Bones and Sulu roared with victorious laughter as they collected the winnings of their bet from the crowd of unhappy barflies.

"You didn't even bet on me?" Jim yelped, staring indignantly at his longtime friend.

"Kid, please. It's just bad business sense to bet against Russian whizzes."

The crowd dispersed. Chekov collected his share of the winnings and slipped off in the direction of an attractive Bolian girl that had been eyeing him for a few hours. Jim grumbled mutinously into his fifth Samarian sunrise and shot sulky glares at the men very openly counting their haul.

"I see you lost," Spock commented, appearing from nowhere. "Perhaps it was unwise to try to play a game of wits while intoxicated."

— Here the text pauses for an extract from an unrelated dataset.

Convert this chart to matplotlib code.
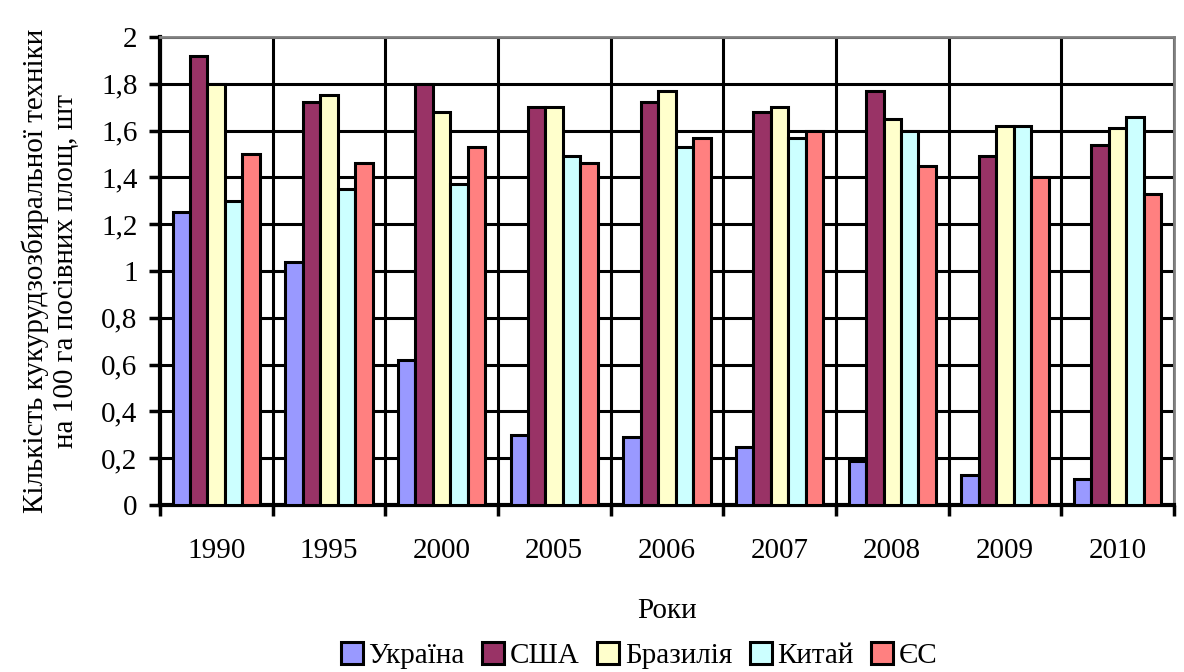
import matplotlib
matplotlib.use("Agg")
import numpy as np
import matplotlib.pyplot as plt
from matplotlib.ticker import FixedLocator, FuncFormatter

years = ['1990', '1995', '2000', '2005', '2006', '2007', '2008', '2009', '2010']
ukraine = [1.25, 1.04, 0.62, 0.30, 0.29, 0.25, 0.19, 0.13, 0.11]
usa = [1.92, 1.72, 1.80, 1.70, 1.72, 1.68, 1.77, 1.49, 1.54]
brazil = [1.80, 1.75, 1.68, 1.70, 1.77, 1.70, 1.65, 1.62, 1.61]
china = [1.30, 1.35, 1.37, 1.49, 1.53, 1.57, 1.60, 1.62, 1.66]
eu = [1.50, 1.46, 1.53, 1.46, 1.57, 1.60, 1.45, 1.40, 1.33]

series = [('Україна', ukraine, '#9999FF'),
          ('США', usa, '#993366'),
          ('Бразилія', brazil, '#FFFFCC'),
          ('Китай', china, '#CCFFFF'),
          ('ЄС', eu, '#FF8080')]

plt.rcParams['font.family'] = ['Liberation Serif', 'DejaVu Serif']
plt.rcParams['font.size'] = 21

fig = plt.figure(figsize=(11.84, 6.72), dpi=100)
ax = fig.add_axes([0.135, 0.2485, 0.8565, 0.6965])

index = np.arange(len(years))
bar_width = 0.155
for i, (name, vals, col) in enumerate(series):
    ax.bar(index + (i - 2) * bar_width, vals, bar_width,
           color=col, edgecolor='black', linewidth=2.2, label=name, zorder=3)

ax.set_xlim(-0.5, len(years) - 0.5)
ax.set_ylim(0, 2)
ax.set_yticks(np.arange(0, 2.01, 0.2))
ax.yaxis.set_major_formatter(FuncFormatter(
    lambda v, p: ('%.1f' % v).rstrip('0').rstrip('.').replace('.', ',') if v else '0'))

ax.set_xticks(index)
ax.set_xticklabels(years)
ax.xaxis.set_minor_locator(FixedLocator(np.arange(-0.5, len(years), 1)))
ax.tick_params(axis='x', which='major', length=0, pad=24)
ax.tick_params(axis='x', which='minor', length=8, width=2.5, direction='out')
ax.tick_params(axis='y', length=8, width=2.5, direction='out', pad=8)

ax.grid(axis='y', color='black', linewidth=2.2, zorder=0)
ax.grid(axis='x', which='minor', color='black', linewidth=2.2, zorder=0)
ax.set_axisbelow(True)

ax.spines['left'].set_linewidth(3)
ax.spines['bottom'].set_linewidth(3)
ax.spines['top'].set_color('#808080')
ax.spines['top'].set_linewidth(2)
ax.spines['right'].set_color('#808080')
ax.spines['right'].set_linewidth(2)

ax.set_xlabel('Роки', labelpad=24)
ax.set_ylabel('Кількість кукурудзозбиральної техніки\nна 100 га посівних площ, шт', labelpad=16)

fig.legend(loc='lower center', bbox_to_anchor=(0.54, -0.035), ncol=5, frameon=False,
           handlelength=0.75, handleheight=0.75, handletextpad=0.2, columnspacing=0.6,
           fontsize=21)

fig.savefig('out.png', dpi=100)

Jim scowled sourly at him. "You're terrible at pep talks."

"I apologize. If it's any consolation, the odds were only slightly out of your favor."

Jim heaved a sigh and signaled a passing waitress for more alcohol. "I guess you're right," he mused. "Chekov's a damn genius. I don't know why I bothered. Probably the liquid courage."

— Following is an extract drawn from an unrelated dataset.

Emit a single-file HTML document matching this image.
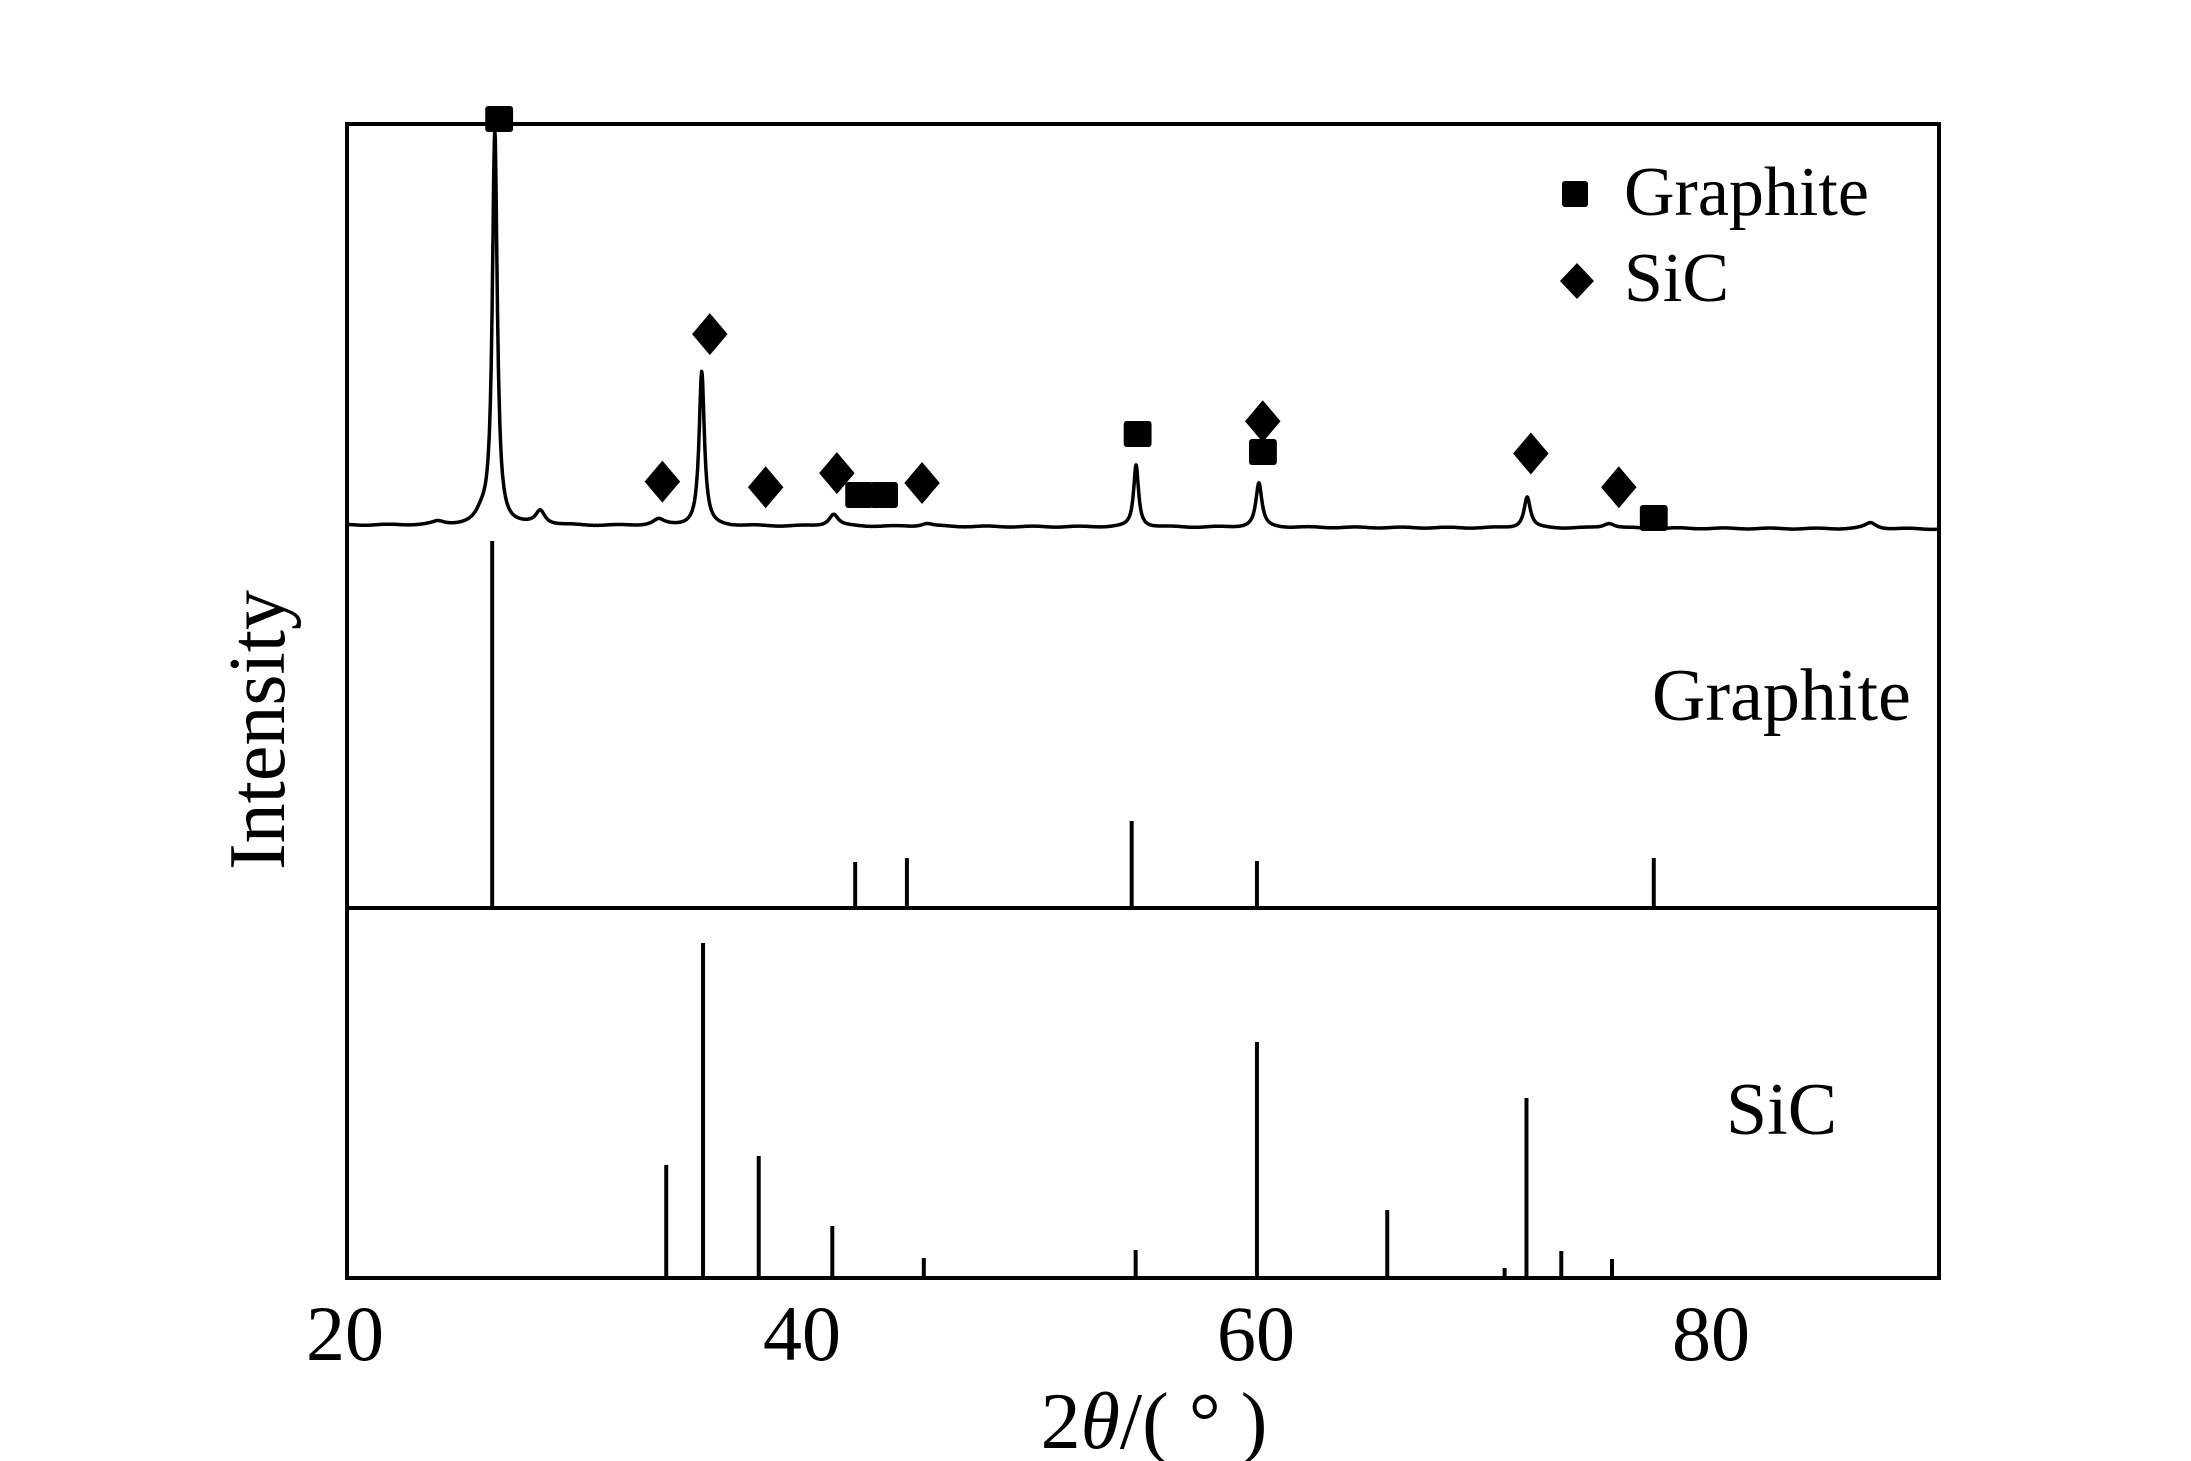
<!DOCTYPE html>
<html><head><meta charset="utf-8"><style>
html,body{margin:0;padding:0;background:#fff;}
svg{display:block;}
text{font-family:"Liberation Serif",serif;fill:#000;}
</style></head><body>
<svg id="s" width="2191" height="1461" viewBox="0 0 2191 1461" xmlns="http://www.w3.org/2000/svg">
<rect x="0" y="0" width="2191" height="1461" fill="#fff"/>
<path id="curve" d="" fill="none" stroke="#000" stroke-width="3.5" stroke-linejoin="round"/>
<g transform="translate(347,0) scale(0.9945,1) translate(-347,0)">
<g stroke="#000" stroke-width="4">
<line x1="493" y1="908" x2="493" y2="541"/>
<line x1="858" y1="908" x2="858" y2="862"/>
<line x1="910" y1="908" x2="910" y2="858"/>
<line x1="1136" y1="908" x2="1136" y2="821"/>
<line x1="1262" y1="908" x2="1262" y2="861"/>
<line x1="1661" y1="908" x2="1661" y2="858"/>
<line x1="668" y1="1278" x2="668" y2="1165"/>
<line x1="705" y1="1278" x2="705" y2="943"/>
<line x1="761" y1="1278" x2="761" y2="1156"/>
<line x1="835" y1="1278" x2="835" y2="1226"/>
<line x1="927" y1="1278" x2="927" y2="1258"/>
<line x1="1140" y1="1278" x2="1140" y2="1250"/>
<line x1="1262" y1="1278" x2="1262" y2="1042"/>
<line x1="1393" y1="1278" x2="1393" y2="1210"/>
<line x1="1511" y1="1278" x2="1511" y2="1268"/>
<line x1="1533" y1="1278" x2="1533" y2="1098"/>
<line x1="1568" y1="1278" x2="1568" y2="1251"/>
<line x1="1619" y1="1278" x2="1619" y2="1259"/>
</g>
<g fill="#000">
<rect x="486" y="106" width="28" height="26" rx="3"/>
<rect x="848" y="482" width="28" height="26" rx="3"/>
<rect x="873" y="482" width="28" height="26" rx="3"/>
<rect x="1128" y="421" width="28" height="26" rx="3"/>
<rect x="1254" y="439" width="28" height="26" rx="3"/>
<rect x="1647" y="505" width="28" height="26" rx="3"/>
</g>
<g fill="#000" id="dia"></g>
</g>
<rect x="347" y="124" width="1592" height="1154" fill="none" stroke="#000" stroke-width="4"/>
<line x1="347" y1="908" x2="1939" y2="908" stroke="#000" stroke-width="4"/>
<rect x="1562" y="181" width="26" height="26" rx="3" fill="#000"/>
<polygon points="1577,263 1594,281 1577,299 1560,281" fill="#000"/>
<text x="1624" y="215" font-size="70">Graphite</text>
<text x="1624" y="301" font-size="70">SiC</text>
<text x="1652" y="720" font-size="74">Graphite</text>
<text x="1726" y="1134" font-size="74">SiC</text>
<g font-size="78" text-anchor="middle">
<text x="345" y="1360">20</text>
<text x="802" y="1360">40</text>
<text x="1256" y="1360">60</text>
<text x="1711" y="1360">80</text>
</g>
<text x="1154" y="1448" font-size="80" text-anchor="middle">2<tspan font-style="italic">θ</tspan>/( ° )</text>
<text transform="translate(284,730) rotate(-90)" font-size="80" text-anchor="middle">Intensity</text>
</svg>
<script>
(function(){
var ns="http://www.w3.org/2000/svg";
var dia=[[473,343],[507,238],[547,347],[598,337],[659,344],[903,300],[1095,323],[1158,347]];
var g=document.getElementById("dia");
dia.forEach(function(p){
 var x=p[0]*1.404,y=p[1]*1.404,r=21;
 var e=document.createElementNS(ns,"polygon");
 e.setAttribute("points",(x)+","+(y-r)+" "+(x+r*0.85)+","+y+" "+x+","+(y+r)+" "+(x-r*0.85)+","+y);
 g.appendChild(e);
});
var peaks=[[26.5,394,0.13],[28.5,14,0.25],[25.9,8,0.3],[33.7,6,0.3],[35.6,154,0.14],[41.4,12,0.25],[45.5,3,0.3],[54.7,62,0.13],[60.1,44,0.16],[71.9,31,0.17],[75.5,5,0.3],[87,6,0.3],[24,3,0.3]];
var d="";
for(var t=20;t<=90;t+=0.02){
 var y=525+(t-20)/70*4+Math.sin(t*3.1)*0.5;
 peaks.forEach(function(p){var u=(t-p[0])/p[2];y-=p[1]/(1+u*u);});
 var x=347+(t-20)*22.74;
 d+=(d?"L":"M")+x.toFixed(1)+","+y.toFixed(1);
}
document.getElementById("curve").setAttribute("d",d);
})();
</script>
</body></html>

"And you're cocky," Bones put in. "Spock's right, though. You probably could have beat him if you were sober. How many drinks does that make?"

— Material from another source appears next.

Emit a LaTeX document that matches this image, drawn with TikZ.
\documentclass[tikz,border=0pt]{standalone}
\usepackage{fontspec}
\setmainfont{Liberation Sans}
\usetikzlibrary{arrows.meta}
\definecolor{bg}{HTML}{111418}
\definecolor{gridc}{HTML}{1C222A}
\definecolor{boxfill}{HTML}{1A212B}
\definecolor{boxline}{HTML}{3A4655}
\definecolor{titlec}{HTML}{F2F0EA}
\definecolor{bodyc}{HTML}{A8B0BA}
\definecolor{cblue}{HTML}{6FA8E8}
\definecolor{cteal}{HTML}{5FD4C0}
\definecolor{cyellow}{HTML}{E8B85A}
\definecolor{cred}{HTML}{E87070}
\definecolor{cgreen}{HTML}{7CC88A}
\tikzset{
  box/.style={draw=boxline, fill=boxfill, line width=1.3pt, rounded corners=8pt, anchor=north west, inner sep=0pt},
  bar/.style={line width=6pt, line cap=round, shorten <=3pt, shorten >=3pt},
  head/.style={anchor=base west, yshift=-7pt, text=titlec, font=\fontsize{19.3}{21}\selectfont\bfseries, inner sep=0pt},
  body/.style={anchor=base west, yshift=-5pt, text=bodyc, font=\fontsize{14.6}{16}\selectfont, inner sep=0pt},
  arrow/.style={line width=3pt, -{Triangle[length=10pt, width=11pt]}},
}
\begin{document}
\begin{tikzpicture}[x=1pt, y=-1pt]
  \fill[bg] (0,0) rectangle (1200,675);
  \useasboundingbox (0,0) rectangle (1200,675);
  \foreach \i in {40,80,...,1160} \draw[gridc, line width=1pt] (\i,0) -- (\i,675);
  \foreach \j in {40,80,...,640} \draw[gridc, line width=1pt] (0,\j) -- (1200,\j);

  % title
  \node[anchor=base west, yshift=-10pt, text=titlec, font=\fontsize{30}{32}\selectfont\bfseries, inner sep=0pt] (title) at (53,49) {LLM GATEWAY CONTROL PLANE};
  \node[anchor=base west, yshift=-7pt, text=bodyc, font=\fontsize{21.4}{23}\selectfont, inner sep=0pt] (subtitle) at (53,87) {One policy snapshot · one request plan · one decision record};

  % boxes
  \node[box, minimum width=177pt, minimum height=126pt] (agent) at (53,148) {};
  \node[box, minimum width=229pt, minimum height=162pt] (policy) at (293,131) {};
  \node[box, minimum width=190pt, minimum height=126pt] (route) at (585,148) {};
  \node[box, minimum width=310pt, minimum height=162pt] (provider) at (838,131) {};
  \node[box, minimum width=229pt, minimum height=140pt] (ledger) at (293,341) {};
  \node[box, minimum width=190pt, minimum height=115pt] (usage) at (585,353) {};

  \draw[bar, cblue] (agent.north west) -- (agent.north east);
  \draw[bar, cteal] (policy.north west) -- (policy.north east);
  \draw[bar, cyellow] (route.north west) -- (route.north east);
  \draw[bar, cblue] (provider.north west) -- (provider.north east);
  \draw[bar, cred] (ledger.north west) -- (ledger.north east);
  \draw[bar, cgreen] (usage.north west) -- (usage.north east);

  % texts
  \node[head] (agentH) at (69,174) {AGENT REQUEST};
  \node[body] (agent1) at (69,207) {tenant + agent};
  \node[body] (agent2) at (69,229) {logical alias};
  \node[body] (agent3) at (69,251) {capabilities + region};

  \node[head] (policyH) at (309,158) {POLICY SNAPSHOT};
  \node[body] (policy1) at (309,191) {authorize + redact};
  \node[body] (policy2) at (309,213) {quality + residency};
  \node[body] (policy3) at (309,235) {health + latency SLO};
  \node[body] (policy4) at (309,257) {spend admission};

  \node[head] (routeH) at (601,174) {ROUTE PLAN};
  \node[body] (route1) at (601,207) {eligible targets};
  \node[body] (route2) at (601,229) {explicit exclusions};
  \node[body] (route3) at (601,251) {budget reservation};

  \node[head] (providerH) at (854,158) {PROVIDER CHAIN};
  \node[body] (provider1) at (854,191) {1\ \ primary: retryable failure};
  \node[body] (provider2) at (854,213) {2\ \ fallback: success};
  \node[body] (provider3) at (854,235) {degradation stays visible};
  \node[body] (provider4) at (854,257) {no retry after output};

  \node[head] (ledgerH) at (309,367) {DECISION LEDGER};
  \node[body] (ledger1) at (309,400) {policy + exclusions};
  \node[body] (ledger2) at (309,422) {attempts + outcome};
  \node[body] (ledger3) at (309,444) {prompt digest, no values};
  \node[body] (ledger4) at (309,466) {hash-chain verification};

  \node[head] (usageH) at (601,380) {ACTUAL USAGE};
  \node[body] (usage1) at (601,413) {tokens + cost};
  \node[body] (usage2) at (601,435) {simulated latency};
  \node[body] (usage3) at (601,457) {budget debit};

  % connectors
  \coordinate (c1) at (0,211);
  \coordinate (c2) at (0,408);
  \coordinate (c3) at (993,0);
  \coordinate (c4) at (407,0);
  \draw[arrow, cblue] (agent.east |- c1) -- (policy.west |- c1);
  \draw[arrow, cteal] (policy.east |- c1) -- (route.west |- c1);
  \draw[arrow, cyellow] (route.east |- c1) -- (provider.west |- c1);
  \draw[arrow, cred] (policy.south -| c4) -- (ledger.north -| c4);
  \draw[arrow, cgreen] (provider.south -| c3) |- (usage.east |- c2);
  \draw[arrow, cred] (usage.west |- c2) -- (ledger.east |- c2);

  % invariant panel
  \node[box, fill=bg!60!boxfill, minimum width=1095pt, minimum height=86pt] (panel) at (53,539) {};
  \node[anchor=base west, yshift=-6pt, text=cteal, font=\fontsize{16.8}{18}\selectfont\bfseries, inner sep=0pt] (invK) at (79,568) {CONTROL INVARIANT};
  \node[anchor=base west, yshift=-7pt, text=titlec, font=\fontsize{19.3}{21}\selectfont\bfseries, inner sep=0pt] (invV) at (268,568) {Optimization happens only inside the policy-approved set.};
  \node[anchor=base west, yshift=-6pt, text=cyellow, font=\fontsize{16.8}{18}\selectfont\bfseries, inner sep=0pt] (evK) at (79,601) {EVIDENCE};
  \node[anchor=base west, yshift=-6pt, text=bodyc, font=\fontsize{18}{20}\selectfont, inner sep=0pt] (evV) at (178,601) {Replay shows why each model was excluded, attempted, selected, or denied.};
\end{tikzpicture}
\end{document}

"What's it to you, you traitor?"

"Because I'm the one who's gonna be holding your head out of the toilet while you throw up your guts," Bones snapped.

Jim stuck his tongue out.

The waitress came back with two more sunsets. Jim pushed one in front of Spock and started in on his own.

Spock slid the glass away and reminded him, "Vulcans are immune to the effects of alcohol."

"Ohhhh, Spock." Jim propped his head on his hand and regarded his friend with fuzzy fondness. "You're only half Vulcan. That means you are fifty percent human and fifty percent able to get drunk."

"You have a tendency to overemphasize the dominance of my human heritage."

"You have a tendency to totally dismiss it. Being human is great! We can laugh and cry and scream and drink and not need any more of a reason than what we are. We're kind of like the highly-functioning pet species of the universe."

"That is an interesting comparison."

"I know." Jim giggled. "I get philosophical when I'm drunk."

Spock asked, "What is it like to be intoxicated? I can only infer so much through observation."

Jim hummed and closed his eyes. "It's like being in a room with broken artificial gravity. You can get around, but it's weird and tilty and hard. It's like being almost asleep, but you can still hear the music and people talking. It's like trying to walk when both your legs are asleep, and like trying to talk after having dental work done."

Spock processed this description. It was little like the technical symptoms he'd heard of, such as loss of coordination, speech impairment, and erratic behavior. He wondered why Jim didn't just list those signs.

"Imagining?" Jim inquired tranquilly.

"Pondering. Your description was very sensory and specific."

"Obviously."

Spock raised an eyebrow.

Jim grinned sleepily. "I doubt you would have gotten it if I'd've just told you I get off-balance and silly. But you know what it's like to move in zero gravity."

For what had to be more than the hundredth time, Spock was speechless. Jim was right. The idea of uncoordination carried little personal meaning for the Vulcan, but even he had been plagued by the clumsiness of numb limbs. Even drunk, Jim had managed to get through to him by appealing to sensations instead of science.

"'Atta boy," Jim mumbled when Spock lifted the untouched glass to his lips.